Perhaps worse was when he saw a colleague shot in the leg as he was carrying an injured 12-year-old who was then again wounded with a shot in the back. Eventually the medical teams nearby succeeded in extricating both child and medic from the scene. Both survived.

Battle-hardened medics

Adel al-Masharawi is another veteran paramedic. The 41-year-old began in 2000 and says the situation has only become worse.

He has fainted four times during the recent protests as a result of inhaling tear gas and is convinced that the chemical composition of the gas has changed over the years. He worries that too much exposure will result in future diseases.

But, like the other medics, he is determined to carry on.

“We are part of the Palestinian struggle,” he said. “It is our duty to work and save lives whatever their injuries and where they may be.”

Adel al-Masharawi, kneeling on the ground while wearing paramedic uniform, pours liquid onto face of another paramedic sitting on the ground

Adel al-Masharawi comes to the aid of a colleague exposed to tear gas.

Mohamed Hajjar

It may be a duty for these battle-hardened medics, but those who are rescued will always be grateful.

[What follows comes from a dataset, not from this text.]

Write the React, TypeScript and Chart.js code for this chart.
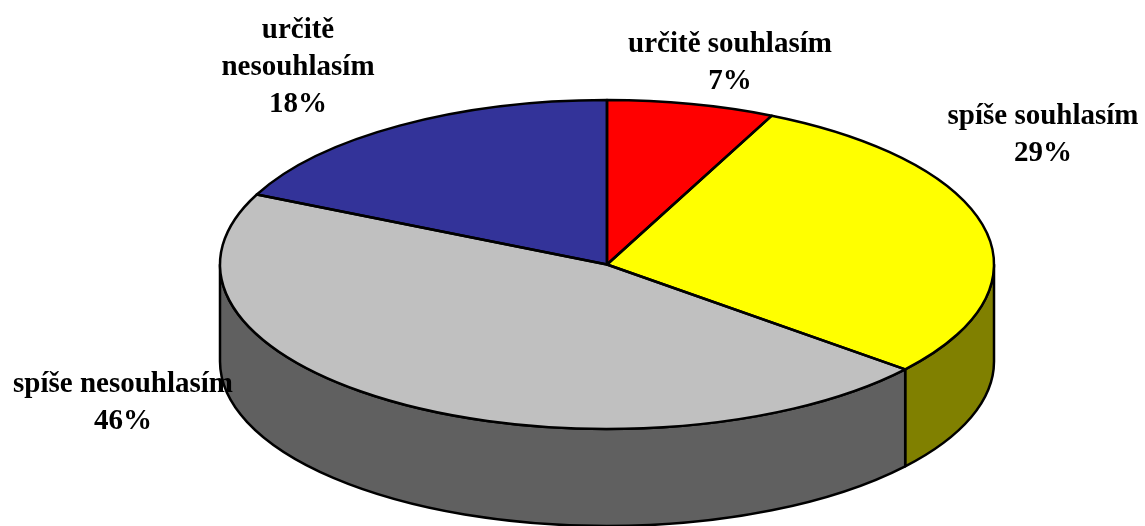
import React, { useEffect, useRef } from "react";
import { Chart, registerables } from "chart.js";

Chart.register(...registerables);

const categories = ["určitě souhlasím", "spíše souhlasím", "spíše nesouhlasím", "určitě nesouhlasím"];
const labelLines = [["určitě souhlasím"], ["spíše souhlasím"], ["spíše nesouhlasím"], ["určitě", "nesouhlasím"]];
const shares = [7, 29, 46, 18];
const topColors = ["#ff0000", "#ffff00", "#c0c0c0", "#333399"];
const wallColors = ["#800000", "#808000", "#606060", "#1a1a4d"];

const RX = 387;
const RY = 164.5;
const DEPTH = 97;
const LINE_H = 37;
const labelAnchors = [
  { x: 730, y: 52 },
  { x: 1043, y: 124 },
  { x: 123, y: 392 },
  { x: 298, y: 38 },
];

const squashPie = {
  id: "squashPie",
  beforeDatasetsDraw(chart: any) {
    const ctx = chart.ctx;
    const arcs = chart.getDatasetMeta(0).data;
    ctx.save();
    ctx.lineWidth = 2.5;
    ctx.strokeStyle = "#000";
    ctx.lineJoin = "round";
    arcs.forEach((arc: any, i: number) => {
      const a1 = Math.max(arc.startAngle, 0);
      const a2 = Math.min(arc.endAngle, Math.PI);
      if (a2 <= a1) return;
      ctx.beginPath();
      ctx.ellipse(arc.x, arc.y, RX, RY, 0, a1, a2);
      ctx.ellipse(arc.x, arc.y + DEPTH, RX, RY, 0, a2, a1, true);
      ctx.closePath();
      ctx.fillStyle = wallColors[i];
      ctx.fill();
      ctx.stroke();
    });
    ctx.restore();
  },
  beforeDatasetDraw(chart: any) {
    const ctx = chart.ctx;
    const a = chart.getDatasetMeta(0).data[0];
    ctx.save();
    ctx.translate(a.x, a.y);
    ctx.scale(1, RY / RX);
    ctx.translate(-a.x, -a.y);
  },
  afterDatasetDraw(chart: any) {
    const ctx = chart.ctx;
    ctx.restore();
    const arcs = chart.getDatasetMeta(0).data;
    ctx.save();
    ctx.lineWidth = 2.5;
    ctx.strokeStyle = "#000";
    ctx.lineJoin = "round";
    arcs.forEach((arc: any) => {
      ctx.beginPath();
      ctx.moveTo(arc.x, arc.y);
      ctx.ellipse(arc.x, arc.y, RX, RY, 0, arc.startAngle, arc.endAngle);
      ctx.closePath();
      ctx.stroke();
    });
    ctx.restore();
  },
  afterDraw(chart: any) {
    const ctx = chart.ctx;
    ctx.save();
    ctx.font = "bold 29px 'Liberation Serif'";
    ctx.fillStyle = "#000";
    ctx.textAlign = "center";
    ctx.textBaseline = "alphabetic";
    shares.forEach((v, i) => {
      const lines = [...labelLines[i], `${v}%`];
      lines.forEach((t, j) => {
        ctx.fillText(t, labelAnchors[i].x, labelAnchors[i].y + j * LINE_H);
      });
    });
    ctx.restore();
  },
};

export default function App() {
  const ref = useRef<HTMLCanvasElement>(null);
  useEffect(() => {
    const chart = new Chart(ref.current!, {
      type: "pie",
      data: {
        labels: categories,
        datasets: [
          {
            data: shares,
            backgroundColor: topColors,
            borderWidth: 0,
            clip: false,
          } as any,
        ],
      },
      options: {
        animation: false,
        responsive: false,
        radius: RX,
        layout: { padding: { left: 69, top: 3 } },
        plugins: { legend: { display: false }, tooltip: { enabled: false } },
      } as any,
      plugins: [squashPie],
    });
    return () => chart.destroy();
  }, []);
  return (
    <canvas
      ref={ref}
      width={1145}
      height={526}
      style={{ position: "absolute", left: 0, top: 0, display: "block", width: 1145, height: 526 }}
    />
  );
}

On 3 August, Bashar al-Muzaini, 18, found himself on the edge of the protests waving a flag and wearing the distinctive black-and-white Palestinian kuffiyeh.

He and friends were staying at a distance of 500 meters from the boundary, a distance they thought would be safe. But at one point, as a thick cloud of tear gas descended on the group, al-Muzaini found himself alone, nauseous and disoriented.

Eventually al-Masharawi found his way to the confused youth, helping him get away from the gas and providing him with medicine to take away the nausea.

Al-Muzaini later realized that he had been lucky to escape only with tear gas poisoning. The area had been the site of heavy shooting while he was lost in the fog. But when he tried to thank al-Masharawi he was almost rebuffed.

“When I went to thank the medic he told me this happened every day,” al-Muzaini told The Electronic Intifada. “I wasn’t the first, and I won’t be the last that he will rescue like this.”

Amjad Ayman Yaghi is a journalist based in Gaza.